▶ The request
Leave out every picture, then transcribe the rest of the listing exactly.
------------
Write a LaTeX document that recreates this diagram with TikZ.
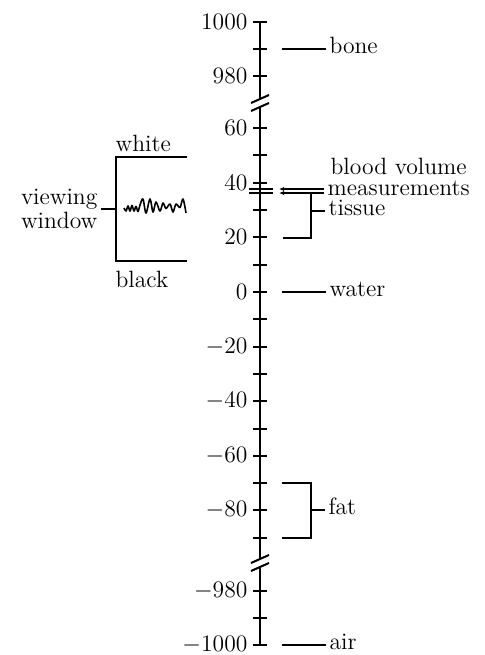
\documentclass[tikz,border=0pt]{standalone}
\usepackage{tikz}
\usetikzlibrary{arrows.meta}
\tikzset{every picture/.style={line width=0.6pt}}
\tikzset{lbl/.style={inner xsep=1.5pt, inner ysep=0pt, font=\fontsize{11.8}{12}\selectfont},
  axisline/.style={line width=1pt},
  tickmark/.style={line width=1pt},
  tip/.style={-{Latex[length=2.6pt,width=2.2pt]}}}

\begin{document}
\begin{tikzpicture}[x=0.5pt,y=0.5pt,yscale=-1,xscale=1]
\useasboundingbox (0,0) rectangle (485,655);

%Axis with two breaks
\coordinate (top) at (260,22);
\coordinate (brkA) at (260,99);
\coordinate (brkB) at (260,107);
\coordinate (brkC) at (260,559);
\coordinate (brkD) at (260,567);
\coordinate (bot) at (260,645);
\draw [axisline] (top) -- (brkA) (brkB) -- (brkC) (brkD) -- (bot) ;
\foreach \c in {brkA,brkB,brkC,brkD}
  \draw [axisline] ([shift={(-9,4)}]\c) -- ([shift={(9,-4)}]\c) ;

%Ticks
\foreach \ty in {49,155,210,265,319,374,429,483,538,618}
  \draw [tickmark] (253,\ty) -- (267,\ty) ;
\foreach \ty/\num in {22/1000,76/980,128/60,183/40,237/20,292/0,347/{$-$20},401/{$-$40},456/{$-$60},510/{$-$80},591/{$-$980},645/{$-$1000}}
  {\draw [tickmark] (253,\ty) -- (267,\ty) ;
   \node [lbl, anchor=east] (n\ty) at (251,\ty) {\num};}
%Blood volume marks on the axis
\draw (249,189) -- (273,189) ;
\draw (249,193) -- (273,193) ;

% Text Node
\node [lbl, anchor=mid west] (bone) at (326,49) {bone};
% Text Node
\node [lbl, anchor=mid west] (water) at (326,292) {water};
% Text Node
\node [lbl, anchor=mid west] (air) at (326,645) {air};
% Text Node
\node [lbl, anchor=mid west] (fat) at (325,510) {fat};
% Text Node
\node [lbl, anchor=mid west] (tissue) at (325,211) {tissue};
% Text Node
\node [lbl, anchor=base west] (bvb) at (327,174) {blood volume};
% Text Node
\node [lbl, anchor=base west] (bvm) at (324,195) {measurements};
% Text Node
\node [lbl, align=right, anchor=east] (vw) at (101,209) {viewing\\window};
% Text Node
\node [lbl, anchor=base west] (white) at (112,151) {white};
% Text Node
\node [lbl, anchor=base west] (black) at (112,287) {black};

%Leader lines
\coordinate (boneL) at (282,49);
\coordinate (waterL) at (282,292);
\coordinate (airL) at (282,645);
\draw (bone.mid west) -- (boneL) ;
\draw (water.mid west) -- (waterL) ;
\draw (air.mid west) -- (airL) ;

%Blood volume arrows
\coordinate (bv1) at (279,189);
\coordinate (bv2) at (279,193);
\draw [tip] (bvm.west |- bv1) -- (bv1) ;
\draw [tip] (bvm.west |- bv2) -- (bv2) ;

%Tissue bracket
\coordinate (tisT) at (311,193);
\coordinate (tisBR) at (311,238);
\coordinate (tisB) at (283,238);
\draw (tisT) -- (tisBR) -- (tisB) ;
\draw (tissue.mid west) -- (tissue.mid west -| tisT) ;

%Fat bracket
\coordinate (fatT) at (282,483);
\coordinate (fatTR) at (311,483);
\coordinate (fatBR) at (311,538);
\coordinate (fatB) at (282,538);
\draw (fatT) -- (fatTR) -- (fatBR) -- (fatB) ;
\draw (fat.mid west) -- (fat.mid west -| fatTR) ;

%Viewing window bracket
\coordinate (vwTR) at (187,157);
\coordinate (vwTL) at (116,157);
\coordinate (vwBL) at (116,261);
\coordinate (vwBR) at (187,261);
\draw (vwTR) -- (vwTL) -- (vwBL) -- (vwBR) ;
\draw (vw.east) -- (vw.east -| vwTL) ;

%Signal squiggle
\draw [line width=0.8pt, line join=round] plot [smooth, tension=0.55] coordinates {(124,208) (126,211) (128,206) (130,211) (132,205.5) (134,211) (136,206.5) (138,211.5) (140,205) (143,199) (146,213) (150,199) (153,212) (156,202) (160,211) (163,203) (166,208.5) (170,204) (173,212) (176,204) (180,207.5) (183,199) (186,213)};

\end{tikzpicture}
\end{document}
------------
▶ Right answer
Write a LaTeX document that recreates this diagram with TikZ.
\documentclass[tikz,border=0pt]{standalone}
\usepackage{tikz}
\usetikzlibrary{arrows.meta}
\tikzset{every picture/.style={line width=0.6pt}}
\tikzset{lbl/.style={inner xsep=1.5pt, inner ysep=0pt, font=\fontsize{11.8}{12}\selectfont},
  axisline/.style={line width=1pt},
  tickmark/.style={line width=1pt},
  tip/.style={-{Latex[length=2.6pt,width=2.2pt]}}}

\begin{document}
\begin{tikzpicture}[x=0.5pt,y=0.5pt,yscale=-1,xscale=1]
\useasboundingbox (0,0) rectangle (485,655);

%Axis with two breaks
\coordinate (top) at (260,22);
\coordinate (brkA) at (260,99);
\coordinate (brkB) at (260,107);
\coordinate (brkC) at (260,559);
\coordinate (brkD) at (260,567);
\coordinate (bot) at (260,645);
\draw [axisline] (top) -- (brkA) (brkB) -- (brkC) (brkD) -- (bot) ;
\foreach \c in {brkA,brkB,brkC,brkD}
  \draw [axisline] ([shift={(-9,4)}]\c) -- ([shift={(9,-4)}]\c) ;

%Ticks
\foreach \ty in {49,155,210,265,319,374,429,483,538,618}
  \draw [tickmark] (253,\ty) -- (267,\ty) ;
\foreach \ty/\num in {22/1000,76/980,128/60,183/40,237/20,292/0,347/{$-$20},401/{$-$40},456/{$-$60},510/{$-$80},591/{$-$980},645/{$-$1000}}
  {\draw [tickmark] (253,\ty) -- (267,\ty) ;
   \node [lbl, anchor=east] (n\ty) at (251,\ty) {\num};}
%Blood volume marks on the axis
\draw (249,189) -- (273,189) ;
\draw (249,193) -- (273,193) ;

% Text Node
\node [lbl, anchor=mid west] (bone) at (326,49) {bone};
% Text Node
\node [lbl, anchor=mid west] (water) at (326,292) {water};
% Text Node
\node [lbl, anchor=mid west] (air) at (326,645) {air};
% Text Node
\node [lbl, anchor=mid west] (fat) at (325,510) {fat};
% Text Node
\node [lbl, anchor=mid west] (tissue) at (325,211) {tissue};
% Text Node
\node [lbl, anchor=base west] (bvb) at (327,174) {blood volume};
% Text Node
\node [lbl, anchor=base west] (bvm) at (324,195) {measurements};
% Text Node
\node [lbl, align=right, anchor=east] (vw) at (101,209) {viewing\\window};
% Text Node
\node [lbl, anchor=base west] (white) at (112,151) {white};
% Text Node
\node [lbl, anchor=base west] (black) at (112,287) {black};

%Leader lines
\coordinate (boneL) at (282,49);
\coordinate (waterL) at (282,292);
\coordinate (airL) at (282,645);
\draw (bone.mid west) -- (boneL) ;
\draw (water.mid west) -- (waterL) ;
\draw (air.mid west) -- (airL) ;

%Blood volume arrows
\coordinate (bv1) at (279,189);
\coordinate (bv2) at (279,193);
\draw [tip] (bvm.west |- bv1) -- (bv1) ;
\draw [tip] (bvm.west |- bv2) -- (bv2) ;

%Tissue bracket
\coordinate (tisT) at (311,193);
\coordinate (tisBR) at (311,238);
\coordinate (tisB) at (283,238);
\draw (tisT) -- (tisBR) -- (tisB) ;
\draw (tissue.mid west) -- (tissue.mid west -| tisT) ;

%Fat bracket
\coordinate (fatT) at (282,483);
\coordinate (fatTR) at (311,483);
\coordinate (fatBR) at (311,538);
\coordinate (fatB) at (282,538);
\draw (fatT) -- (fatTR) -- (fatBR) -- (fatB) ;
\draw (fat.mid west) -- (fat.mid west -| fatTR) ;

%Viewing window bracket
\coordinate (vwTR) at (187,157);
\coordinate (vwTL) at (116,157);
\coordinate (vwBL) at (116,261);
\coordinate (vwBR) at (187,261);
\draw (vwTR) -- (vwTL) -- (vwBL) -- (vwBR) ;
\draw (vw.east) -- (vw.east -| vwTL) ;

%Signal squiggle
\draw [line width=0.8pt, line join=round] plot [smooth, tension=0.55] coordinates {(124,208) (126,211) (128,206) (130,211) (132,205.5) (134,211) (136,206.5) (138,211.5) (140,205) (143,199) (146,213) (150,199) (153,212) (156,202) (160,211) (163,203) (166,208.5) (170,204) (173,212) (176,204) (180,207.5) (183,199) (186,213)};

\end{tikzpicture}
\end{document}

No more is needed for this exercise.